(Plotting code records)
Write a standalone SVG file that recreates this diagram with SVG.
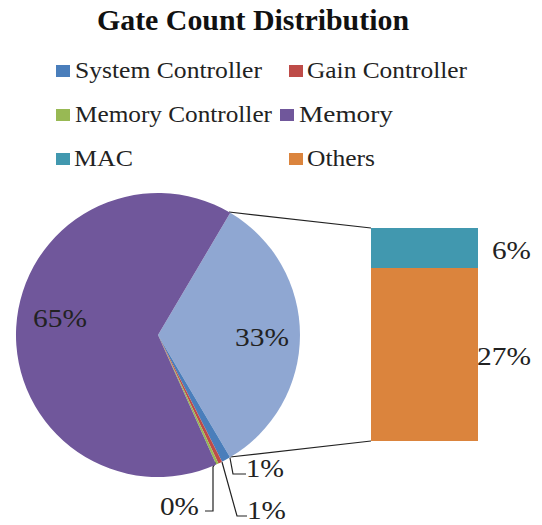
<svg xmlns="http://www.w3.org/2000/svg" width="542" height="525" viewBox="0 0 542 525">
  <style>
    .title { font-family: "Liberation Serif", "Times New Roman", serif; font-weight: bold; font-size: 30px; fill: #111; }
    .legend { font-family: "Liberation Serif", "Times New Roman", serif; font-size: 24px; fill: #222; }
    .pct { font-family: "Liberation Serif", "Times New Roman", serif; font-size: 26px; fill: #222; }
    .leader { fill: none; stroke: #222; stroke-width: 1.2; }
    .sys { fill: #4a7ebb; }
    .gain { fill: #be4b48; }
    .memctl { fill: #98b954; }
    .mem { fill: #70579b; }
    .mac { fill: #4198af; }
    .oth { fill: #db843d; }
    .othpie { fill: #8fa7d2; }
  </style>
  <rect width="542" height="525" fill="#ffffff"/>

  <text class="title" x="97" y="30" textLength="312" lengthAdjust="spacingAndGlyphs">Gate Count Distribution</text>

  <!-- legend -->
  <g id="legend">
    <g id="legend-system-controller">
      <rect class="sys" x="56" y="65" width="14" height="12"/>
      <text class="legend" x="75" y="78" textLength="187" lengthAdjust="spacingAndGlyphs">System Controller</text>
    </g>
    <g id="legend-gain-controller">
      <rect class="gain" x="289" y="65" width="14" height="12"/>
      <text class="legend" x="307" y="78" textLength="160" lengthAdjust="spacingAndGlyphs">Gain Controller</text>
    </g>
    <g id="legend-memory-controller">
      <rect class="memctl" x="56" y="109" width="14" height="12"/>
      <text class="legend" x="75" y="122" textLength="197" lengthAdjust="spacingAndGlyphs">Memory Controller</text>
    </g>
    <g id="legend-memory">
      <rect class="mem" x="280" y="109" width="14" height="12"/>
      <text class="legend" x="299" y="122" textLength="94" lengthAdjust="spacingAndGlyphs">Memory</text>
    </g>
    <g id="legend-mac">
      <rect class="mac" x="56" y="153" width="14" height="12"/>
      <text class="legend" x="74" y="166" textLength="59" lengthAdjust="spacingAndGlyphs">MAC</text>
    </g>
    <g id="legend-others">
      <rect class="oth" x="289" y="153" width="14" height="12"/>
      <text class="legend" x="307" y="166" textLength="68" lengthAdjust="spacingAndGlyphs">Others</text>
    </g>
  </g>

  <!-- connectors: pie slice to stacked bar, and label leaders -->
  <g id="connectors">
    <line class="leader" x1="229" y1="212" x2="371" y2="228"/>
    <line class="leader" x1="230" y1="457" x2="371" y2="441"/>
    <path class="leader" d="M230,458 L233,474 L246,474"/>
    <path class="leader" d="M222,462 L237,516 L247,516"/>
    <path class="leader" d="M216,462 L213,467 L213,511 L205,511"/>
  </g>

  <!-- pie, centre (158,335), r 142 -->
  <g id="pie">
    <path id="slice-others" class="othpie" d="M158,335 L230.28,212.78 A142,142 0 0 1 230.07,457.35 Z"/>
    <path id="slice-system-controller" class="sys" d="M158,335 L230.07,457.35 A142,142 0 0 1 222.03,461.75 Z"/>
    <path id="slice-gain-controller" class="gain" d="M158,335 L222.03,461.75 A142,142 0 0 1 218.46,463.48 Z"/>
    <path id="slice-memory-controller" class="memctl" d="M158,335 L218.46,463.48 A142,142 0 0 1 216.21,464.52 Z"/>
    <path id="slice-memory" class="mem" d="M158,335 L216.21,464.52 A142,142 0 1 1 230.28,212.78 Z"/>
  </g>

  <!-- stacked bar breaking down the "others" slice -->
  <g id="bar">
    <rect id="bar-mac" class="mac" x="371" y="228" width="107" height="40"/>
    <rect id="bar-others" class="oth" x="371" y="268" width="107" height="173"/>
  </g>

  <!-- data labels -->
  <g id="labels">
    <text class="pct" x="33" y="327" textLength="54" lengthAdjust="spacingAndGlyphs">65%</text>
    <text class="pct" x="235" y="346" textLength="54" lengthAdjust="spacingAndGlyphs">33%</text>
    <text class="pct" x="492" y="259" textLength="39" lengthAdjust="spacingAndGlyphs">6%</text>
    <text class="pct" x="477" y="365" textLength="54" lengthAdjust="spacingAndGlyphs">27%</text>
    <text class="pct" x="246" y="477" textLength="38" lengthAdjust="spacingAndGlyphs">1%</text>
    <text class="pct" x="247" y="519" textLength="39" lengthAdjust="spacingAndGlyphs">1%</text>
    <text class="pct" x="160" y="515" textLength="39" lengthAdjust="spacingAndGlyphs">0%</text>
  </g>
</svg>
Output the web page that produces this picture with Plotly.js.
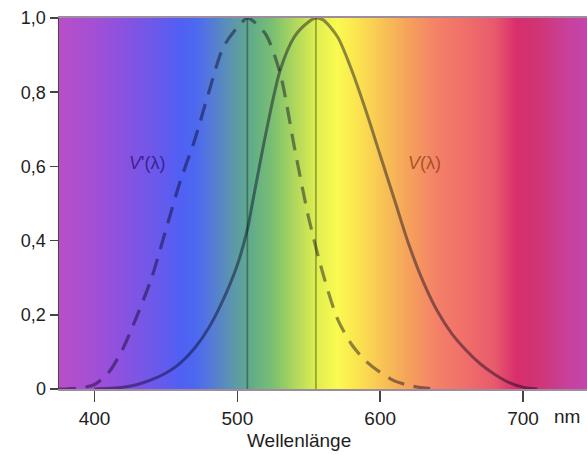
<!DOCTYPE html>
<html>
<head>
<meta charset="utf-8">
<script src="https://cdn.plot.ly/plotly-3.0.1.min.js"></script>
<style>
html,body{margin:0;padding:0;background:#fff;}
#chart{width:587px;height:455px;}
</style>
</head>
<body>
<div id="chart"></div>
<script>
// Photopic sensitivity V(λ)
const photWl  = [400, 410, 420, 430, 440, 450, 460, 470, 480, 490, 500, 507, 510, 520, 530, 540, 550, 555, 560, 570, 580, 590, 600, 610, 620, 630, 640, 650, 660, 670, 680, 690, 700, 710];
const photVal = [0.0, 0.002, 0.005, 0.012, 0.025, 0.043, 0.07, 0.11, 0.165, 0.24, 0.335, 0.43, 0.49, 0.69, 0.86, 0.95, 0.99, 1.0, 0.995, 0.95, 0.86, 0.75, 0.63, 0.51, 0.39, 0.29, 0.21, 0.15, 0.105, 0.068, 0.04, 0.018, 0.005, 0.0];
// Scotopic sensitivity V'(λ)
const scotWl  = [375, 380, 390, 400, 410, 420, 430, 440, 450, 460, 470, 480, 490, 500, 507, 510, 520, 530, 540, 550, 560, 570, 580, 590, 600, 610, 620, 630, 640];
const scotVal = [0.0, 0.0, 0.003, 0.012, 0.045, 0.11, 0.2, 0.30, 0.43, 0.56, 0.67, 0.80, 0.92, 0.975, 1.0, 0.995, 0.955, 0.85, 0.65, 0.46, 0.31, 0.19, 0.12, 0.075, 0.045, 0.022, 0.01, 0.003, 0.0];
// Peak wavelengths
const peakScot = 507;
const peakPhot = 555;
// Visible spectrum background
const specWl    = [370, 380, 400, 420, 440, 460, 470, 480, 495, 510, 525, 540, 555, 570, 585, 600, 620, 640, 660, 680, 695, 710, 730, 750];
const specColor = ['#bf4fc4','#b44fcb','#a24fd6','#8a52e0','#6e58ea','#5060f4','#4c68f0','#5478dc','#5c94b0','#62ad88','#7cc070','#b0d85c','#e0ee50','#fafa50','#fbe150','#f8c654','#f5a05c','#f48068','#f06e6a','#e85a6c','#d82e6c','#d03474','#c8409a','#c048b4'];
// Axis ticks
const yTickVals = [0, 0.2, 0.4, 0.6, 0.8, 1.0];
const yTickText = ['0', '0,2', '0,4', '0,6', '0,8', '1,0'];
const xTickVals = [400, 500, 600, 700];
const xTickText = ['400', '500', '600', '700'];

const wlMin = specWl[0], wlMax = specWl[specWl.length - 1];
const colorscale = specWl.map((w, i) => [(w - wlMin) / (wlMax - wlMin), specColor[i]]);

const lineCol = 'rgba(5,0,30,0.44)';
const peakCol = 'rgba(0,30,0,0.38)';

const traces = [
  {
    type: 'heatmap', x: specWl, y: [0, 1], z: [specWl, specWl],
    colorscale: colorscale, zmin: wlMin, zmax: wlMax, zsmooth: 'best',
    showscale: false, hoverinfo: 'skip'
  },
  { type: 'scatter', mode: 'lines', x: [peakScot, peakScot], y: [0, 1],
    line: {color: peakCol, width: 1.6}, hoverinfo: 'skip' },
  { type: 'scatter', mode: 'lines', x: [peakPhot, peakPhot], y: [0, 1],
    line: {color: peakCol, width: 1.6}, hoverinfo: 'skip' },
  { type: 'scatter', mode: 'lines', x: scotWl, y: scotVal, line: {shape: 'spline', smoothing: 0.8, color: lineCol, width: 3.2, dash: '17px,10px'}, cliponaxis: false },
  { type: 'scatter', mode: 'lines', x: photWl, y: photVal, line: {shape: 'spline', smoothing: 0.8, color: lineCol, width: 3}, cliponaxis: false }
];

const xFont = {family: 'Liberation Sans, Arial, sans-serif', size: 19, color: '#1e1e1e'};
const yFont = {family: 'Liberation Sans, Arial, sans-serif', size: 18, color: '#1e1e1e'};

const layout = {
  width: 587, height: 455,
  margin: {l: 59, r: 0, t: 18, b: 66},
  paper_bgcolor: '#fff', plot_bgcolor: '#fff',
  showlegend: false,
  xaxis: {
    range: [375.1, 744.8], showgrid: false, zeroline: false,
    tickvals: xTickVals, ticktext: xTickText, tickfont: xFont,
    ticks: 'outside', ticklen: 11, tickwidth: 1.5, tickcolor: '#444',
    showline: true, linecolor: 'rgba(40,0,40,0.45)', linewidth: 2, mirror: true
  },
  yaxis: {
    range: [0, 1], showgrid: false, zeroline: false,
    tickvals: yTickVals, ticktext: yTickText, tickfont: yFont,
    ticks: 'outside', ticklen: 8, tickwidth: 1.5, tickcolor: '#444',
    showline: true, linecolor: '#444', linewidth: 1.5
  },
  annotations: [
    {text: "<i>V</i>'(λ)", x: 437, y: 0.61, xref: 'x', yref: 'y', showarrow: false,
     font: {family: 'Liberation Sans, Arial, sans-serif', size: 18, color: 'rgba(50,20,130,0.85)'}},
    {text: '<i>V</i>(λ)', x: 631, y: 0.61, xref: 'x', yref: 'y', showarrow: false,
     font: {family: 'Liberation Sans, Arial, sans-serif', size: 18, color: 'rgba(140,60,20,0.75)'}},
    {text: 'nm', x: 731, y: -0.074, xref: 'x', yref: 'paper', showarrow: false, yanchor: 'middle',
     font: xFont},
    {text: 'Wellenlänge', x: 543, y: -0.138, xref: 'x', yref: 'paper', showarrow: false, yanchor: 'middle',
     font: xFont}
  ]
};

Plotly.newPlot('chart', traces, layout, {displayModeBar: false, staticPlot: true});
</script>
</body>
</html>
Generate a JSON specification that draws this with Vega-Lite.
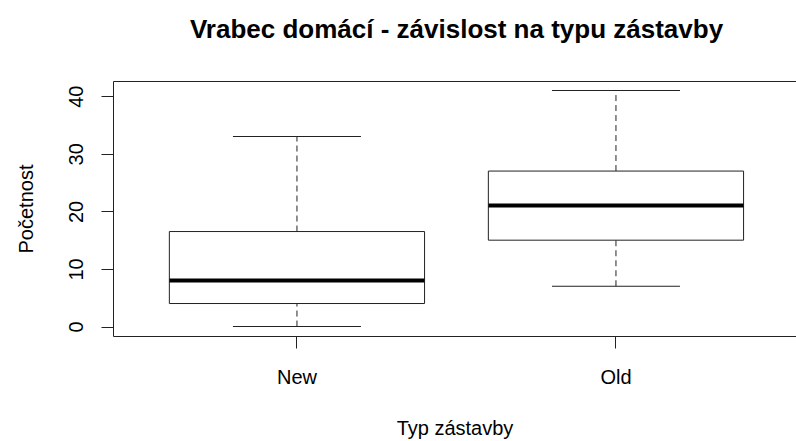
{
  "$schema": "https://vega.github.io/schema/vega-lite/v6.json",
  "autosize": "none",
  "width": 683,
  "height": 255,
  "padding": {"left": 113, "top": 81, "right": 0, "bottom": 105},
  "background": "white",
  "config": {
    "view": {"stroke": null},
    "font": "Liberation Sans",
    "axis": {"grid": false, "domainColor": "#222", "tickColor": "#222", "labelColor": "black", "titleColor": "black", "labelFont": "Liberation Sans", "titleFont": "Liberation Sans", "labelFontSize": 20, "titleFontSize": 20, "titleFontWeight": "normal", "tickSize": 12, "domainWidth": 1, "tickWidth": 1}
  },
  "title": {"text": "Vrabec domácí - závislost na typu zástavby", "font": "Liberation Sans", "fontSize": 26, "fontWeight": "bold", "color": "black", "anchor": "middle", "baseline": "alphabetic", "offset": 17, "dx": 2},
  "data": {"values": [
    {"group": "New", "min": 0, "q1": 4, "median": 8, "q3": 16.5, "max": 33},
    {"group": "Old", "min": 7, "q1": 15, "median": 21, "q3": 27, "max": 41}
  ]},
  "resolve": {"axis": {"x": "independent"}},
  "layer": [
    {
      "mark": {"type": "rule", "strokeDash": [6, 4], "color": "#222", "strokeWidth": 1},
      "encoding": {
        "x": {"field": "group", "type": "nominal", "scale": {"type": "band", "paddingInner": 0.2, "paddingOuter": 0.1705, "align": 0.518},
              "axis": {"orient": "bottom", "title": "Typ zástavby", "labelAngle": 0, "labelBaseline": "alphabetic", "labelPadding": 35, "titleBaseline": "alphabetic", "titleY": 98, "titleAnchor": "middle"}},
        "y": {"field": "q3", "type": "quantitative", "scale": {"domain": [-1.64, 42.64], "nice": false, "zero": false},
              "axis": {"title": "Početnost", "values": [0, 10, 20, 30, 40], "labelAngle": 270, "labelAlign": "center", "labelBaseline": "alphabetic", "labelPadding": 19, "titleAngle": 270, "titleBaseline": "alphabetic", "titleAlign": "center", "titleX": -81, "titleY": 127.5}},
        "y2": {"field": "max"}
      }
    },
    {
      "mark": {"type": "rule", "strokeDash": [6, 4], "color": "#222", "strokeWidth": 1},
      "encoding": {
        "x": {"field": "group", "type": "nominal", "axis": null},
        "y": {"field": "min", "type": "quantitative"},
        "y2": {"field": "q1"}
      }
    },
    {
      "mark": {"type": "bar", "fill": "white", "stroke": "#222", "strokeWidth": 1},
      "encoding": {
        "x": {"field": "group", "type": "nominal", "axis": {"orient": "top", "title": null, "labels": false, "ticks": false, "domain": true}},
        "y": {"field": "q1", "type": "quantitative"},
        "y2": {"field": "q3"}
      }
    },
    {
      "mark": {"type": "tick", "size": 255, "thickness": 4, "color": "black", "opacity": 1},
      "encoding": {
        "x": {"field": "group", "type": "nominal", "axis": null},
        "y": {"field": "median", "type": "quantitative"}
      }
    },
    {
      "mark": {"type": "tick", "size": 128, "thickness": 1, "color": "#222", "opacity": 1},
      "encoding": {
        "x": {"field": "group", "type": "nominal", "axis": null},
        "y": {"field": "max", "type": "quantitative"}
      }
    },
    {
      "mark": {"type": "tick", "size": 128, "thickness": 1, "color": "#222", "opacity": 1},
      "encoding": {
        "x": {"field": "group", "type": "nominal", "axis": null},
        "y": {"field": "min", "type": "quantitative"}
      }
    }
  ]
}
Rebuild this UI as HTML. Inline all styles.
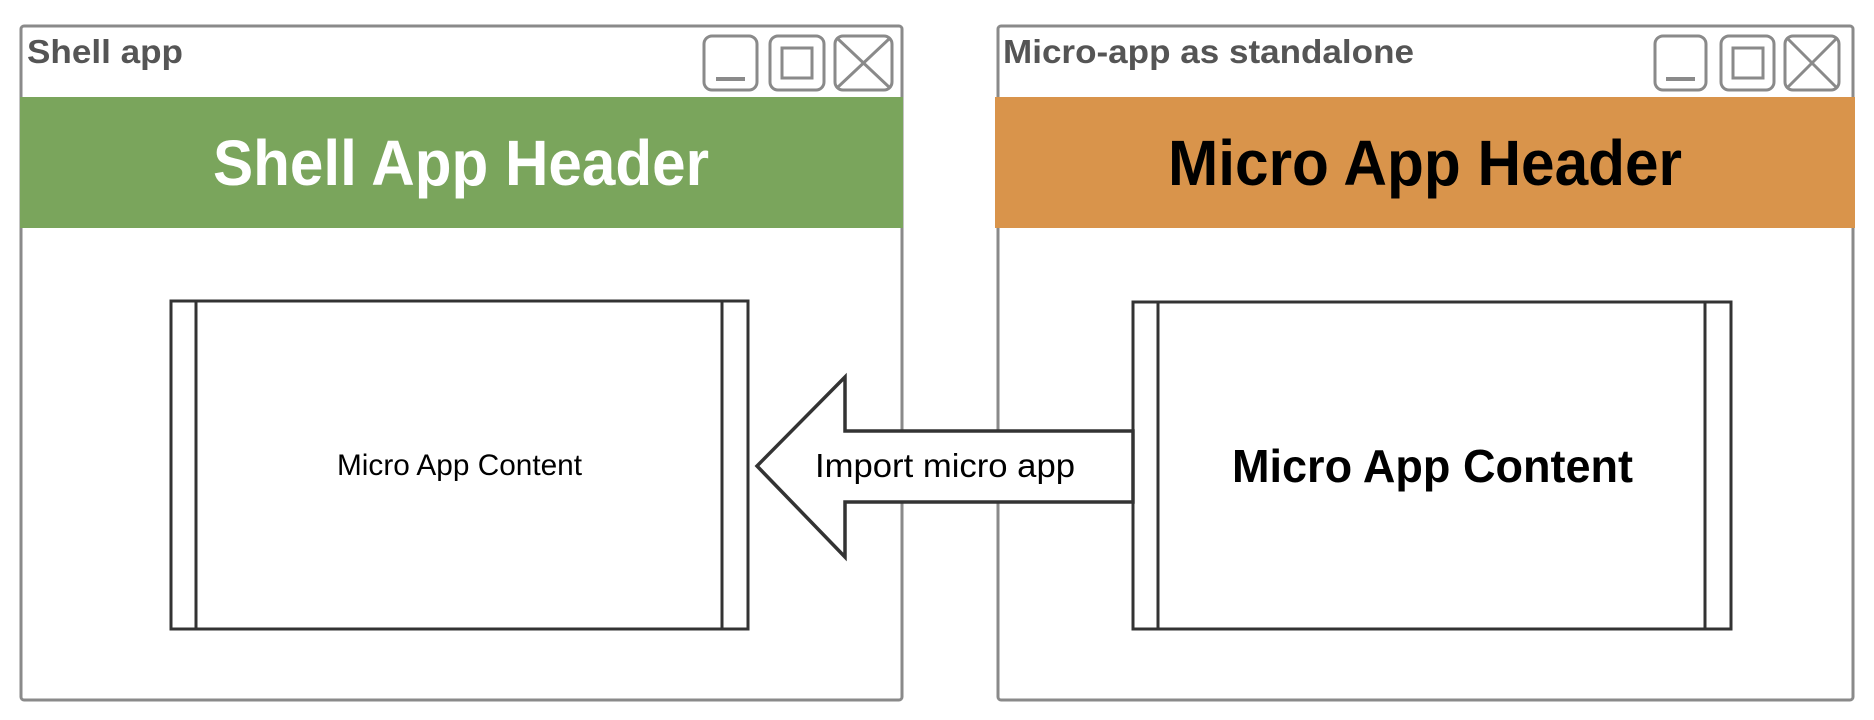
<!DOCTYPE html>
<html><head><meta charset="utf-8"><style>html,body{margin:0;padding:0;background:#fff;}svg{display:block}</style></head>
<body>
<svg width="1874" height="720" viewBox="0 0 1874 720" xmlns="http://www.w3.org/2000/svg" font-family="Liberation Sans, Arial, sans-serif">
<rect width="1874" height="720" fill="#fff"/>
<!-- Left window -->
<rect x="21" y="26" width="881" height="674" rx="3" fill="#fff" stroke="#8a8a8a" stroke-width="3"/>
<rect x="20" y="97" width="883" height="131" fill="#7aa55c"/>
<text x="27" y="63" font-size="33" font-weight="bold" fill="#555" textLength="156" lengthAdjust="spacingAndGlyphs">Shell app</text>
<g fill="none" stroke="#8a8a8a" stroke-width="3">
<rect x="704" y="36" width="53" height="54" rx="8"/>
<line x1="716" y1="79" x2="745" y2="79" stroke-width="4"/>
<rect x="770" y="36" width="54" height="54" rx="8"/>
<rect x="782" y="48" width="30" height="30"/>
<rect x="835" y="36" width="57" height="54" rx="8"/>
<line x1="838" y1="39" x2="889" y2="87"/><line x1="889" y1="39" x2="838" y2="87"/>
</g>
<text x="213" y="185" font-size="64" font-weight="bold" fill="#fff" textLength="496" lengthAdjust="spacingAndGlyphs">Shell App Header</text>
<g fill="none" stroke="#333" stroke-width="3">
<rect x="171" y="301" width="577" height="328"/>
<line x1="196" y1="301" x2="196" y2="629"/><line x1="722" y1="301" x2="722" y2="629"/>
</g>
<text x="337" y="475" font-size="30" fill="#000" textLength="245" lengthAdjust="spacingAndGlyphs">Micro App Content</text>
<!-- Right window -->
<rect x="998" y="26" width="855" height="674" rx="3" fill="#fff" stroke="#8a8a8a" stroke-width="3"/>
<rect x="995" y="97" width="860" height="131" fill="#d9944b"/>
<text x="1003" y="63" font-size="33" font-weight="bold" fill="#555" textLength="411" lengthAdjust="spacingAndGlyphs">Micro-app as standalone</text>
<g fill="none" stroke="#8a8a8a" stroke-width="3">
<rect x="1655" y="36" width="51" height="54" rx="8"/>
<line x1="1666" y1="79" x2="1695" y2="79" stroke-width="4"/>
<rect x="1721" y="36" width="53" height="54" rx="8"/>
<rect x="1733" y="48" width="30" height="30"/>
<rect x="1785" y="36" width="54" height="54" rx="8"/>
<line x1="1788" y1="39" x2="1836" y2="87"/><line x1="1836" y1="39" x2="1788" y2="87"/>
</g>
<text x="1168" y="185" font-size="64" font-weight="bold" fill="#000" textLength="514" lengthAdjust="spacingAndGlyphs">Micro App Header</text>
<g fill="none" stroke="#333" stroke-width="3">
<rect x="1133" y="302" width="598" height="327"/>
<line x1="1158" y1="302" x2="1158" y2="629"/><line x1="1705" y1="302" x2="1705" y2="629"/>
</g>
<text x="1232" y="482" font-size="46" font-weight="bold" fill="#000" textLength="401" lengthAdjust="spacingAndGlyphs">Micro App Content</text>
<!-- Arrow -->
<path d="M1133 431 L845 431 L845 377 L757 466 L845 557 L845 502 L1133 502 Z" fill="#fff" stroke="#333" stroke-width="3.5" stroke-linejoin="miter"/>
<text x="815" y="477" font-size="33" fill="#000" textLength="260" lengthAdjust="spacingAndGlyphs">Import micro app</text>
</svg>
</body></html>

§ Requirement: Gather up every line from the listing above in which the word "that" occurs.

§ Expected answer:
Write a standalone SVG file that recreates this diagram with SVG.
Output the web page that produces this picture with Plotly.js.
Generate a JSON specification that draws this with Vega-Lite.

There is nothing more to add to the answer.